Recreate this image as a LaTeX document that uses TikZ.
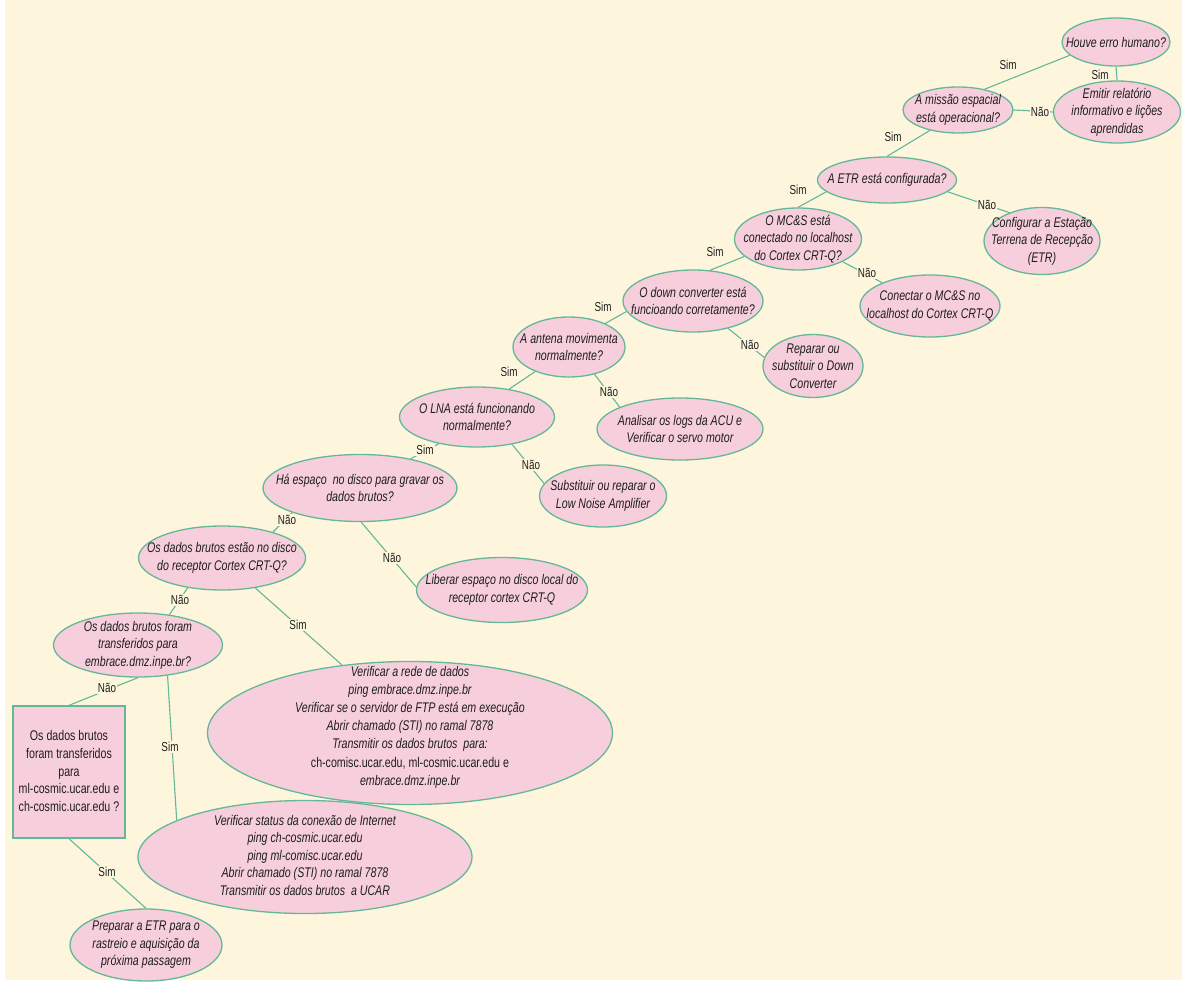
\documentclass[tikz,border=0pt]{standalone}
\usepackage{fontspec}
\setmainfont{Liberation Sans}[FakeStretch=0.76]
\usetikzlibrary{shapes.geometric}
\definecolor{bgc}{RGB}{253,246,221}
\definecolor{pinkc}{RGB}{247,207,220}
\definecolor{tealc}{RGB}{98,184,152}
\definecolor{txtc}{RGB}{30,30,30}
\tikzset{
 ell/.style={ellipse, draw=tealc, fill=pinkc, line width=1.3pt, inner sep=0pt},
 rbox/.style={rectangle, draw=tealc, fill=pinkc, line width=1.3pt, inner sep=0pt},
 txt/.style={align=center, inner sep=0pt, text=txtc, font=\itshape\fontsize{14}{17.5}\selectfont},
 utxt/.style={align=center, inner sep=0pt, text=txtc, font=\upshape\fontsize{14}{17.8}\selectfont},
 edge/.style={draw=tealc, line width=1.1pt},
 lbl/.style={inner sep=1pt, text=txtc, font=\fontsize{13}{15}\selectfont},
 lblf/.style={lbl, fill=bgc},
}
\newcommand\Ell[6]{\node[ell, minimum width=#4pt, minimum height=#5pt] (#1) at (#2,#3) {};
 \node[txt] (#1-t) at (#1.center) {#6};}
\begin{document}
\begin{tikzpicture}[x=1pt,y=-1pt]
\useasboundingbox (0,0) rectangle (1182,987);
\fill[white] (0,0) rectangle (1182,987);
\fill[bgc] (5,0) rectangle (1182,980);

\Ell{houve}{1116}{42}{108}{48}{Houve erro humano?}
\Ell{missao}{958}{110}{110}{46}{A missão espacial\\está operacional?}
\Ell{emitir}{1117}{112}{127}{62}{Emitir relatório\\informativo e lições\\aprendidas}
\Ell{etr}{887}{180}{139}{46}{A ETR está configurada?}
\Ell{config}{1042}{241}{116}{67}{Configurar a Estação\\Terrena de Recepção\\(ETR)}
\Ell{mcs}{798}{239}{127}{62}{O MC\&S está\\conectado no localhost\\do Cortex CRT-Q?}
\Ell{conectar}{930}{306}{140}{62}{Conectar o MC\&S no\\localhost do Cortex CRT-Q}
\Ell{down}{693}{301}{140}{62}{O down converter está\\funcioando corretamente?}
\Ell{reparar}{813}{366}{100}{63}{Reparar ou\\substituir o Down\\Converter}
\Ell{antena}{569}{347}{112}{60}{A antena movimenta\\normalmente?}
\Ell{analisar}{680}{429}{166}{62}{Analisar os logs da ACU e\\Verificar o servo motor}
\Ell{lna}{477}{417}{155}{60}{O LNA está funcionando\\normalmente?}
\Ell{subst}{603}{496}{127}{62}{Substituir ou reparar o\\Low Noise Amplifier}
\Ell{ha}{360}{488}{194}{67}{Há espaço\ \ no disco para gravar os\\dados brutos?}
\Ell{estao}{222}{558}{167}{64}{Os dados brutos estão no disco\\do receptor Cortex CRT-Q?}
\Ell{liberar}{502}{590}{171}{65}{Liberar espaço no disco local do\\receptor cortex CRT-Q}
\Ell{foram}{138}{645}{169}{64}{Os dados brutos foram\\transferidos para\\embrace.dmz.inpe.br?}
\Ell{preparar}{146}{945}{152}{72}{Preparar a ETR para o\\rastreio e aquisição da\\próxima passagem}

\node[ell, minimum width=405pt, minimum height=143pt] (rede) at (410,733) {};
\node[txt, font=\itshape\fontsize{14}{18.2}\selectfont] (rede-t) at (410,727) {Verificar a rede de dados\\ping embrace.dmz.inpe.br\\Verificar se o servidor de FTP está em execução\\Abrir chamado (STI) no ramal 7878\\Transmitir os dados brutos\ \ para:\\\upshape ch-comisc.ucar.edu, ml-cosmic.ucar.edu e\\embrace.dmz.inpe.br};

\node[ell, minimum width=334pt, minimum height=113pt] (status) at (305,857) {};
\node[txt] (status-t) at (305,855) {Verificar status da conexão de Internet\\ping ch-cosmic.ucar.edu\\ping ml-comisc.ucar.edu\\Abrir chamado (STI) no ramal 7878\\Transmitir os dados brutos\ \ a UCAR};

\node[rbox, minimum width=112pt, minimum height=132pt] (rect) at (69,772) {};
\node[utxt] (rect-t) at (69,771) {Os dados brutos\\foram transferidos\\para\\ml-cosmic.ucar.edu e\\ch-cosmic.ucar.edu ?};

% edges
\draw[edge] (missao.38) -- (houve.196);
\draw[edge] (houve.south) -- (emitir.north);
\draw[edge] (missao.east) -- (emitir.west);
\draw[edge] (etr.90) -- (missao.216);
\draw[edge] (etr.-11) -- (config.139);
\draw[edge] (mcs.90) -- (etr.191);
\draw[edge] (mcs.-27) -- (conectar.154);
\draw[edge] (down.61) -- (mcs.198);
\draw[edge] (antena.33) -- (down.189);
\draw[edge] (down.-38) -- (reparar.170);
\draw[edge] (lna.41) -- (antena.216);
\draw[edge] (antena.-47) -- (analisar.160);
\draw[edge] (ha.30) -- (lna.215);
\draw[edge] (lna.-38) -- (subst.168);
\draw[edge] (estao.27) -- (ha.200);
\draw[edge] (ha.-88) -- (liberar.178);
\draw[edge] (estao.221) -- (foram.44);
\draw[edge] (estao.-42) -- (rede.135);
\draw[edge] (foram.south) -- (rect.north);
\draw[edge] (foram.-46) -- (status.164);
\draw[edge] (rect.south) -- (preparar.north);

% labels
\node[lbl] (l1) at (1008,65) {Sim};
\node[lbl] (l2) at (1100,75) {Sim};
\node[lblf] (l3) at (1040,112) {Não};
\node[lbl] (l4) at (893,137) {Sim};
\node[lblf] (l5) at (987,205) {Não};
\node[lbl] (l6) at (798,190) {Sim};
\node[lblf] (l7) at (867,273) {Não};
\node[lbl] (l8) at (715,252) {Sim};
\node[lbl] (l9) at (603,307) {Sim};
\node[lblf] (l10) at (750,345) {Não};
\node[lbl] (l11) at (509,372) {Sim};
\node[lblf] (l12) at (609,392) {Não};
\node[lblf] (l13) at (425,450) {Sim};
\node[lblf] (l14) at (531,465) {Não};
\node[lblf] (l15) at (287,520) {Não};
\node[lblf] (l16) at (392,558) {Não};
\node[lblf] (l17) at (180,600) {Não};
\node[lblf] (l18) at (298,625) {Sim};
\node[lblf] (l19) at (107,688) {Não};
\node[lblf] (l20) at (170,747) {Sim};
\node[lblf] (l21) at (107,872) {Sim};
\end{tikzpicture}
\end{document}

* TASK GOAL: Write the listing above out again exactly, dropping each image.

* WORKED SOLUTION:
Recreate this image as a LaTeX document that uses TikZ.
\documentclass[tikz,border=0pt]{standalone}
\usepackage{fontspec}
\setmainfont{Liberation Sans}[FakeStretch=0.76]
\usetikzlibrary{shapes.geometric}
\definecolor{bgc}{RGB}{253,246,221}
\definecolor{pinkc}{RGB}{247,207,220}
\definecolor{tealc}{RGB}{98,184,152}
\definecolor{txtc}{RGB}{30,30,30}
\tikzset{
 ell/.style={ellipse, draw=tealc, fill=pinkc, line width=1.3pt, inner sep=0pt},
 rbox/.style={rectangle, draw=tealc, fill=pinkc, line width=1.3pt, inner sep=0pt},
 txt/.style={align=center, inner sep=0pt, text=txtc, font=\itshape\fontsize{14}{17.5}\selectfont},
 utxt/.style={align=center, inner sep=0pt, text=txtc, font=\upshape\fontsize{14}{17.8}\selectfont},
 edge/.style={draw=tealc, line width=1.1pt},
 lbl/.style={inner sep=1pt, text=txtc, font=\fontsize{13}{15}\selectfont},
 lblf/.style={lbl, fill=bgc},
}
\newcommand\Ell[6]{\node[ell, minimum width=#4pt, minimum height=#5pt] (#1) at (#2,#3) {};
 \node[txt] (#1-t) at (#1.center) {#6};}
\begin{document}
\begin{tikzpicture}[x=1pt,y=-1pt]
\useasboundingbox (0,0) rectangle (1182,987);
\fill[white] (0,0) rectangle (1182,987);
\fill[bgc] (5,0) rectangle (1182,980);

\Ell{houve}{1116}{42}{108}{48}{Houve erro humano?}
\Ell{missao}{958}{110}{110}{46}{A missão espacial\\está operacional?}
\Ell{emitir}{1117}{112}{127}{62}{Emitir relatório\\informativo e lições\\aprendidas}
\Ell{etr}{887}{180}{139}{46}{A ETR está configurada?}
\Ell{config}{1042}{241}{116}{67}{Configurar a Estação\\Terrena de Recepção\\(ETR)}
\Ell{mcs}{798}{239}{127}{62}{O MC\&S está\\conectado no localhost\\do Cortex CRT-Q?}
\Ell{conectar}{930}{306}{140}{62}{Conectar o MC\&S no\\localhost do Cortex CRT-Q}
\Ell{down}{693}{301}{140}{62}{O down converter está\\funcioando corretamente?}
\Ell{reparar}{813}{366}{100}{63}{Reparar ou\\substituir o Down\\Converter}
\Ell{antena}{569}{347}{112}{60}{A antena movimenta\\normalmente?}
\Ell{analisar}{680}{429}{166}{62}{Analisar os logs da ACU e\\Verificar o servo motor}
\Ell{lna}{477}{417}{155}{60}{O LNA está funcionando\\normalmente?}
\Ell{subst}{603}{496}{127}{62}{Substituir ou reparar o\\Low Noise Amplifier}
\Ell{ha}{360}{488}{194}{67}{Há espaço\ \ no disco para gravar os\\dados brutos?}
\Ell{estao}{222}{558}{167}{64}{Os dados brutos estão no disco\\do receptor Cortex CRT-Q?}
\Ell{liberar}{502}{590}{171}{65}{Liberar espaço no disco local do\\receptor cortex CRT-Q}
\Ell{foram}{138}{645}{169}{64}{Os dados brutos foram\\transferidos para\\embrace.dmz.inpe.br?}
\Ell{preparar}{146}{945}{152}{72}{Preparar a ETR para o\\rastreio e aquisição da\\próxima passagem}

\node[ell, minimum width=405pt, minimum height=143pt] (rede) at (410,733) {};
\node[txt, font=\itshape\fontsize{14}{18.2}\selectfont] (rede-t) at (410,727) {Verificar a rede de dados\\ping embrace.dmz.inpe.br\\Verificar se o servidor de FTP está em execução\\Abrir chamado (STI) no ramal 7878\\Transmitir os dados brutos\ \ para:\\\upshape ch-comisc.ucar.edu, ml-cosmic.ucar.edu e\\embrace.dmz.inpe.br};

\node[ell, minimum width=334pt, minimum height=113pt] (status) at (305,857) {};
\node[txt] (status-t) at (305,855) {Verificar status da conexão de Internet\\ping ch-cosmic.ucar.edu\\ping ml-comisc.ucar.edu\\Abrir chamado (STI) no ramal 7878\\Transmitir os dados brutos\ \ a UCAR};

\node[rbox, minimum width=112pt, minimum height=132pt] (rect) at (69,772) {};
\node[utxt] (rect-t) at (69,771) {Os dados brutos\\foram transferidos\\para\\ml-cosmic.ucar.edu e\\ch-cosmic.ucar.edu ?};

% edges
\draw[edge] (missao.38) -- (houve.196);
\draw[edge] (houve.south) -- (emitir.north);
\draw[edge] (missao.east) -- (emitir.west);
\draw[edge] (etr.90) -- (missao.216);
\draw[edge] (etr.-11) -- (config.139);
\draw[edge] (mcs.90) -- (etr.191);
\draw[edge] (mcs.-27) -- (conectar.154);
\draw[edge] (down.61) -- (mcs.198);
\draw[edge] (antena.33) -- (down.189);
\draw[edge] (down.-38) -- (reparar.170);
\draw[edge] (lna.41) -- (antena.216);
\draw[edge] (antena.-47) -- (analisar.160);
\draw[edge] (ha.30) -- (lna.215);
\draw[edge] (lna.-38) -- (subst.168);
\draw[edge] (estao.27) -- (ha.200);
\draw[edge] (ha.-88) -- (liberar.178);
\draw[edge] (estao.221) -- (foram.44);
\draw[edge] (estao.-42) -- (rede.135);
\draw[edge] (foram.south) -- (rect.north);
\draw[edge] (foram.-46) -- (status.164);
\draw[edge] (rect.south) -- (preparar.north);

% labels
\node[lbl] (l1) at (1008,65) {Sim};
\node[lbl] (l2) at (1100,75) {Sim};
\node[lblf] (l3) at (1040,112) {Não};
\node[lbl] (l4) at (893,137) {Sim};
\node[lblf] (l5) at (987,205) {Não};
\node[lbl] (l6) at (798,190) {Sim};
\node[lblf] (l7) at (867,273) {Não};
\node[lbl] (l8) at (715,252) {Sim};
\node[lbl] (l9) at (603,307) {Sim};
\node[lblf] (l10) at (750,345) {Não};
\node[lbl] (l11) at (509,372) {Sim};
\node[lblf] (l12) at (609,392) {Não};
\node[lblf] (l13) at (425,450) {Sim};
\node[lblf] (l14) at (531,465) {Não};
\node[lblf] (l15) at (287,520) {Não};
\node[lblf] (l16) at (392,558) {Não};
\node[lblf] (l17) at (180,600) {Não};
\node[lblf] (l18) at (298,625) {Sim};
\node[lblf] (l19) at (107,688) {Não};
\node[lblf] (l20) at (170,747) {Sim};
\node[lblf] (l21) at (107,872) {Sim};
\end{tikzpicture}
\end{document}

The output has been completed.